Tuesday, November 23, 2010

YES SIR, SENATOR!

11/23/10

Yesterday was the last day on which candidates for mayor of Chicago could file their nominating petitions. Two surprises emerged from that day’s late entries. First, Rahm Emanuel’s tenant filed enough signatures, at least before challenges, to appear on the ballot. Second, representatives of a “draft Burris” movement filed enough signatures, again, before challenges, for former Senator, Attorney General, et. al., Roland Burris to run for the chance to add “Mayor of Chicago” to his already formidable and wordy tombstone.

I’ll leave the first of the aforementioned developments for a later blog post. The second is far more interesting. I would remind voters that this may be a rehash of recent history. Recall that in 2002, a young, ambitious, hirsute congressman named Rod Blagojevich was running in the Democratic primary for governor of Illinois with the help of his father-in-law, 33rd Ward Boss, and consummate Chicago politician, Dick Mell. The race was neck and neck between former Chicago School Superintendent Paul Vallas and young Mr. Blagojevich. Mr. Vallas’s strength came primarily from the black community due to his more than passable job with the long neglected Chicago Public School system. Well into the campaign though, one Roland Burris, one heck of a nice guy but little more than a minimally competent cog in and front man for the Chicago Machine (two characteristics that, by the way, often cohabitate in the same person; see two excellent books on the subject, The Chairman, A Novel of Big City Politics, and its sequel, The Chairman’s Challenge, A Continuing Novel of Big City Politics, by the ever insightful Mark M. Quinn.) entered the race.
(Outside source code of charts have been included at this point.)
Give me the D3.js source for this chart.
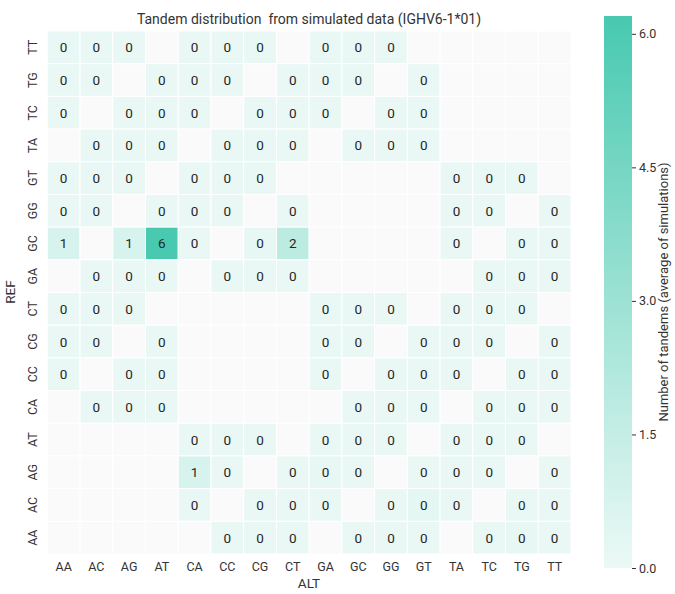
<!DOCTYPE html>
<html>
<head>
<meta charset="utf-8">
<script src="https://cdn.jsdelivr.net/npm/d3@7"></script>
<style>
  body { margin: 0; background: #fff; }
  text { font-family: Roboto, "Noto Sans", sans-serif; }
</style>
</head>
<body>
<svg id="chart" width="675" height="594"></svg>
<script>
const altLabels = ["AA","AC","AG","AT","CA","CC","CG","CT","GA","GC","GG","GT","TA","TC","TG","TT"];
const refLabels = ["TT","TG","TC","TA","GT","GG","GC","GA","CT","CG","CC","CA","AT","AG","AC","AA"];
const N = null;
const rowTT = [0.1,0.1,0.1,N,0.1,0.1,0.1,N,0.1,0.1,0.1,N,N,N,N,N];
const rowTG = [0.1,0.1,N,0.1,0.1,0.1,N,0.1,0.1,0.1,N,0.1,N,N,N,N];
const rowTC = [0.1,N,0.1,0.1,0.1,N,0.1,0.1,0.1,N,0.1,0.1,N,N,N,N];
const rowTA = [N,0.1,0.1,0.1,N,0.1,0.1,0.1,N,0.1,0.1,0.1,N,N,N,N];
const rowGT = [0.1,0.1,0.1,N,0.1,0.1,0.1,N,N,N,N,N,0.1,0.1,0.1,N];
const rowGG = [0.1,0.1,N,0.1,0.1,0.1,N,0.1,N,N,N,N,0.1,0.1,N,0.1];
const rowGC = [0.8,N,0.8,6.2,0.1,N,0.2,1.8,N,N,N,N,0.1,N,0.1,0.1];
const rowGA = [N,0.1,0.1,0.1,N,0.1,0.1,0.1,N,N,N,N,N,0.1,0.1,0.1];
const rowCT = [0.1,0.1,0.1,N,N,N,N,N,0.1,0.1,0.1,N,0.1,0.1,0.1,N];
const rowCG = [0.1,0.1,N,0.1,N,N,N,N,0.1,0.1,N,0.1,0.1,0.1,N,0.1];
const rowCC = [0.1,N,0.1,0.1,N,N,N,N,0.1,N,0.1,0.1,0.1,N,0.1,0.1];
const rowCA = [N,0.1,0.1,0.1,N,N,N,N,N,0.1,0.1,0.1,N,0.1,0.1,0.1];
const rowAT = [N,N,N,N,0.1,0.1,0.1,N,0.1,0.1,0.1,N,0.1,0.1,0.1,N];
const rowAG = [N,N,N,N,0.8,0.1,N,0.1,0.2,0.1,N,0.1,0.1,0.1,N,0.1];
const rowAC = [N,N,N,N,0.1,N,0.1,0.1,0.1,N,0.1,0.3,0.1,N,0.1,0.1];
const rowAA = [N,N,N,N,N,0.1,0.1,0.1,N,0.1,0.1,0.1,N,0.1,0.2,0.1];
const matrix = [rowTT,rowTG,rowTC,rowTA,rowGT,rowGG,rowGC,rowGA,rowCT,rowCG,rowCC,rowCA,rowAT,rowAG,rowAC,rowAA];
const colorTicks = [0.0, 1.5, 3.0, 4.5, 6.0];
const vmax = 6.2;

const svg = d3.select("#chart");
const x = d3.scaleBand().domain(altLabels).range([47.3, 571]);
const y = d3.scaleBand().domain(refLabels).range([31, 554]);
const color = d3.scaleLinear().domain([0, vmax]).range(["#ecf9f6", "#48c9b0"]);

const cells = [];
matrix.forEach((row, i) => row.forEach((v, j) => cells.push({ref: refLabels[i], alt: altLabels[j], v})));

svg.append("g").selectAll("rect").data(cells).join("rect")
  .attr("x", d => x(d.alt)).attr("y", d => y(d.ref))
  .attr("width", x.bandwidth()).attr("height", y.bandwidth())
  .attr("fill", d => d.v === null ? "#fafafa" : color(d.v))
  .attr("stroke", "#ffffff").attr("stroke-width", 1);

const fmt = d3.format(".0f");
svg.append("g").selectAll("text").data(cells.filter(d => d.v !== null)).join("text")
  .attr("x", d => x(d.alt) + x.bandwidth() / 2)
  .attr("y", d => y(d.ref) + y.bandwidth() / 2)
  .attr("text-anchor", "middle").attr("dominant-baseline", "central")
  .attr("font-size", 13.5).attr("fill", "#262626")
  .text(d => fmt(d.v));

// x axis
const xAxis = svg.append("g").attr("transform", "translate(0,554)")
  .call(d3.axisBottom(x).tickSize(0).tickPadding(8));
xAxis.select(".domain").remove();
xAxis.selectAll("text").attr("font-size", 12.5).attr("fill", "#333").style("font-family", "Roboto");

// y axis
const yAxis = svg.append("g").attr("transform", "translate(47.3,0)")
  .call(d3.axisLeft(y).tickSize(0).tickPadding(0));
yAxis.select(".domain").remove();
yAxis.selectAll("text")
  .attr("font-size", 12.5).attr("fill", "#333").style("font-family", "Roboto")
  .attr("text-anchor", "middle").attr("dy", null).attr("x", 0)
  .attr("transform", "translate(-15,0) rotate(-90)")
  .attr("dominant-baseline", "central");

// axis titles
svg.append("text").attr("x", 309).attr("y", 588).attr("text-anchor", "middle")
  .attr("font-size", 13.5).attr("fill", "#333").text("ALT");
svg.append("text").attr("transform", "translate(15,292) rotate(-90)").attr("text-anchor", "middle")
  .attr("font-size", 13.5).attr("fill", "#333").text("REF");
svg.append("text").attr("x", 309).attr("y", 24).attr("text-anchor", "middle")
  .attr("font-size", 14).attr("fill", "#333").attr("xml:space", "preserve")
  .text("Tandem distribution  from simulated data (IGHV6-1*01)");

// colorbar
const cbX = 604, cbW = 28;
const cy = d3.scaleLinear().domain([0, vmax]).range([568, 16]);
const defs = svg.append("defs");
const grad = defs.append("linearGradient").attr("id", "cbgrad")
  .attr("x1", "0").attr("y1", "1").attr("x2", "0").attr("y2", "0");
grad.append("stop").attr("offset", "0%").attr("stop-color", color(0));
grad.append("stop").attr("offset", "100%").attr("stop-color", color(vmax));
svg.append("rect").attr("x", cbX).attr("y", cy(vmax)).attr("width", cbW)
  .attr("height", cy(0) - cy(vmax)).attr("fill", "url(#cbgrad)");
const cAxis = svg.append("g").attr("transform", `translate(${cbX + cbW},0)`)
  .call(d3.axisRight(cy).tickValues(colorTicks).tickFormat(d3.format(".1f")).tickSize(4).tickPadding(3));
cAxis.select(".domain").remove();
cAxis.selectAll("line").attr("stroke", "#333");
cAxis.selectAll("text").attr("font-size", 12.5).attr("fill", "#333").style("font-family", "Roboto");
svg.append("text").attr("transform", "translate(668,292) rotate(-90)").attr("text-anchor", "middle")
  .attr("font-size", 13).attr("fill", "#333").text("Number of tandems (average of simulations)");
</script>
</body>
</html>
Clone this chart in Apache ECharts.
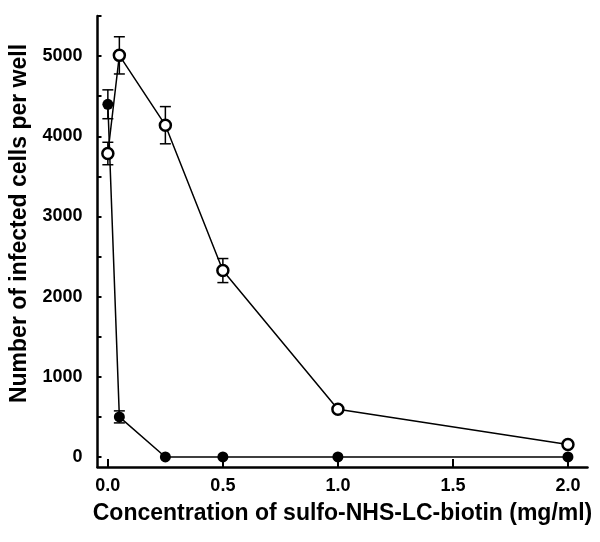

Enough of the black vote swung to Mr. Burris to tip the primary to Mr. Blagojevich. Mr. Blagojevich went on to beat the inaptly surnamed Jim Ryan in the general election, and the rest is history.
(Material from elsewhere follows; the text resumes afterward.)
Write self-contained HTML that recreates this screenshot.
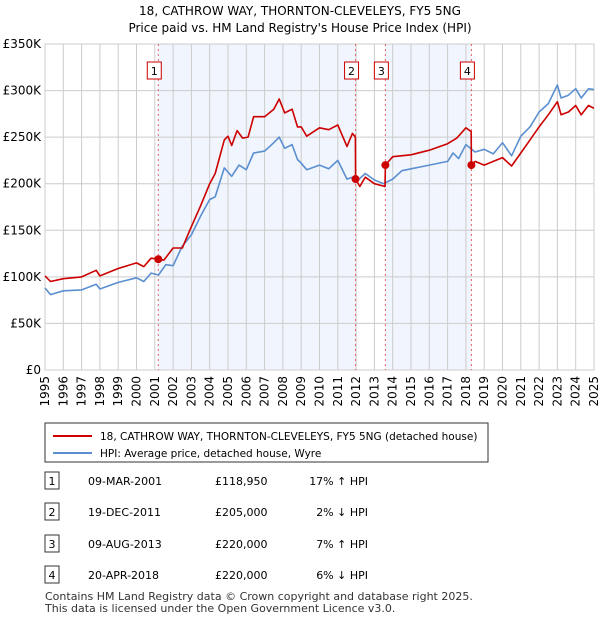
<!DOCTYPE html>
<html><head><meta charset="utf-8"><style>
body{margin:0;background:#fff;font-family:"Liberation Sans","DejaVu Sans",sans-serif;}
svg text{font-family:"DejaVu Sans","Liberation Sans",sans-serif;}
</style></head><body>
<svg id="c" width="600" height="620" xmlns="http://www.w3.org/2000/svg">
<text x="300" y="15" text-anchor="middle" font-size="12">18, CATHROW WAY, THORNTON-CLEVELEYS, FY5 5NG</text>
<text x="300" y="32" text-anchor="middle" font-size="12">Price paid vs. HM Land Registry's House Price Index (HPI)</text>
<g id="plot"></g>
<rect x="45" y="423" width="443" height="39" fill="#fff" stroke="#333"/>
<line x1="53" y1="436" x2="92" y2="436" stroke="#cc0000" stroke-width="2"/>
<text x="100" y="440" font-size="10.5">18, CATHROW WAY, THORNTON-CLEVELEYS, FY5 5NG (detached house)</text>
<line x1="53" y1="453" x2="92" y2="453" stroke="#5b8fd0" stroke-width="2"/>
<text x="100" y="457" font-size="10.5">HPI: Average price, detached house, Wyre</text>
<g id="tbl" font-size="11"></g>
<text x="45" y="600" font-size="11" fill="#333">Contains HM Land Registry data © Crown copyright and database right 2025.</text>
<text x="45" y="612" font-size="11" fill="#333">This data is licensed under the Open Government Licence v3.0.</text>
</svg>
<script>
const hpiT=[1995,1995.3,1996,1997,1997.8,1998,1999,2000,2000.4,2000.8,2001.2,2001.6,2002,2002.5,2003,2003.5,2004,2004.3,2004.8,2005.2,2005.6,2006,2006.4,2007,2007.5,2007.8,2008.1,2008.5,2008.8,2009,2009.3,2010,2010.5,2011,2011.5,2011.8,2012,2012.5,2013,2013.5,2014,2014.5,2015,2016,2017,2017.3,2017.6,2018,2018.5,2019,2019.5,2020,2020.5,2021,2021.5,2022,2022.5,2023,2023.2,2023.6,2024,2024.3,2024.7,2025];
const hpiV=[88,81,85,86,92,87,94,99,95,104,102,113,112,133,145,165,183,186,217,208,220,215,233,235,244,250,238,242,226,222,215,220,216,225,205,207,202,211,204,200,205,214,216,220,224,233,227,242,234,237,232,244,230,251,261,277,286,306,292,295,302,292,302,301];
const priceT=[1995,1995.3,1996,1997,1997.8,1998,1999,2000,2000.4,2000.8,2001.19,2001.5,2002,2002.5,2003,2003.5,2004,2004.3,2004.8,2005,2005.2,2005.5,2005.8,2006.1,2006.4,2007,2007.5,2007.8,2008.1,2008.5,2008.8,2009,2009.3,2010,2010.5,2011,2011.5,2011.8,2011.96,2011.97,2012.2,2012.5,2013,2013.58,2013.6,2014,2015,2016,2017,2017.5,2018,2018.29,2018.3,2018.5,2019,2019.5,2020,2020.5,2021,2021.5,2022,2022.5,2023,2023.2,2023.6,2024,2024.3,2024.7,2025];
const priceV=[101,95,98,100,107,101,109,115,111,120,118.95,118,131,131,154,176,200,211,247,251,241,257,249,250,272,272,280,291,276,280,261,261,251,260,258,263,240,254,250,205,197,207,200,197,220,229,231,236,243,249,260,256,220,224,220,224,228,219,233,247,261,274,288,274,277,284,274,284,281];
const saleT=[2001.19,2011.97,2013.6,2018.3];
const saleV=[118.95,205,220,220];
const saleLabels=["1","2","3","4"];
const saleDates=["09-MAR-2001","19-DEC-2011","09-AUG-2013","20-APR-2018"];
const salePrices=["£118,950","£205,000","£220,000","£220,000"];
const saleDiffs=["17% ↑ HPI","2% ↓ HPI","7% ↑ HPI","6% ↓ HPI"];
const yTicks=[0,50,100,150,200,250,300,350];
const yTickLabels=["£0","£50K","£100K","£150K","£200K","£250K","£300K","£350K"];
const xYears=[1995,1996,1997,1998,1999,2000,2001,2002,2003,2004,2005,2006,2007,2008,2009,2010,2011,2012,2013,2014,2015,2016,2017,2018,2019,2020,2021,2022,2023,2024,2025];

const NS="http://www.w3.org/2000/svg";
const X0=45,X1=594,Y0=370,Y1=44;
const sx=t=>X0+(t-1995)/30*(X1-X0);
const sy=v=>Y0-v/350*(Y0-Y1);
const g=document.getElementById('plot');
function mk(tag,attrs,parent){const e=document.createElementNS(NS,tag);for(const k in attrs)e.setAttribute(k,attrs[k]);(parent||g).appendChild(e);return e;}
const sh1=mk('rect',{x:sx(saleT[0]),y:Y1,width:sx(saleT[1])-sx(saleT[0]),height:Y0-Y1,fill:'#eef3fc',opacity:0.8});


const sh2=mk('rect',{x:sx(saleT[2]),y:Y1,width:sx(saleT[3])-sx(saleT[2]),height:Y0-Y1,fill:'#eef3fc',opacity:0.8});


yTicks.forEach((v,i)=>{
 const l=mk('line',{x1:X0,x2:X1,y1:sy(v),y2:sy(v),stroke:'#cccccc'});
 
 
 const t=mk('text',{x:X0-4,y:sy(v)+4,'text-anchor':'end','font-size':12});
 t.textContent=yTickLabels[i];
 
 
});
xYears.forEach(yr=>{
 const l=mk('line',{x1:sx(yr),x2:sx(yr),y1:Y1,y2:Y0,stroke:'#cccccc'});
 
 
 const t=mk('text',{x:0,y:0,'text-anchor':'end','font-size':12,transform:`translate(${sx(yr)+4},${Y0+6}) rotate(-90)`});
 t.textContent=yr;
 
 
});
const fr=mk('rect',{x:X0,y:Y1,width:X1-X0,height:Y0-Y1,fill:'none',stroke:'#cccccc'});


saleT.forEach((t,i)=>{
 const l=mk('line',{x1:sx(t),x2:sx(t),y1:Y1,y2:Y0,stroke:'#e06060','stroke-dasharray':'2,3'});
 
 
});
function path(T,V,col,name){
 const d=T.map((t,i)=>(i?'L':'M')+sx(t).toFixed(1)+','+sy(V[i]).toFixed(1)).join('');
 const p=mk('path',{d:d,fill:'none',stroke:col,'stroke-width':1.6,'stroke-linejoin':'round'});
 
 
}
path(hpiT,hpiV,'#5b8fd0','hpi-line');
path(priceT,priceV,'#cc0000','price-line');
saleT.forEach((t,i)=>{
 const c=mk('circle',{cx:sx(t),cy:sy(saleV[i]),r:4,fill:'#cc0000'});
 
 
 const bx=mk('rect',{x:sx(t)-11,y:62,width:14,height:17,fill:'#fff',stroke:'#cc0000'});
 
 
 const tx=mk('text',{x:sx(t)-4,y:75,'text-anchor':'middle','font-size':11});
 tx.textContent=saleLabels[i];
 
 
});
const tb=document.getElementById('tbl');
const rowY=[481,512,544,575];
saleLabels.forEach((s,i)=>{
 const y=rowY[i];
 const b=mk('rect',{x:45,y:y-9,width:14,height:17,fill:'#fff',stroke:'#333'},tb);
 
 
 const cells=[[52,s,'middle'],[88,saleDates[i],'start'],[215,salePrices[i],'start'],[368,saleDiffs[i],'end']];
 cells.forEach(c=>{
  const t=mk('text',{x:c[0],y:y+4,'text-anchor':c[2]},tb);
  t.textContent=c[1];
  
  
 });
});
</script>
</body></html>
Now I’m not necessarily saying that Mr. Burris is acting as someone’s perhaps unwitting stooge to siphon votes from James Meeks, Danny Davis, and Carol Moseley Braun, the other serious (Well, perhaps in Ms. Braun’s case, that’s too laudatory an adjective. She has, however, helped raise money for La Rabida Children's Hospital, which counts for a lot in the Quinn household. But I digress.) black candidates in the race. But this is Chicago, after all.

Don’t you just LOVE the politics of our town? I sure do.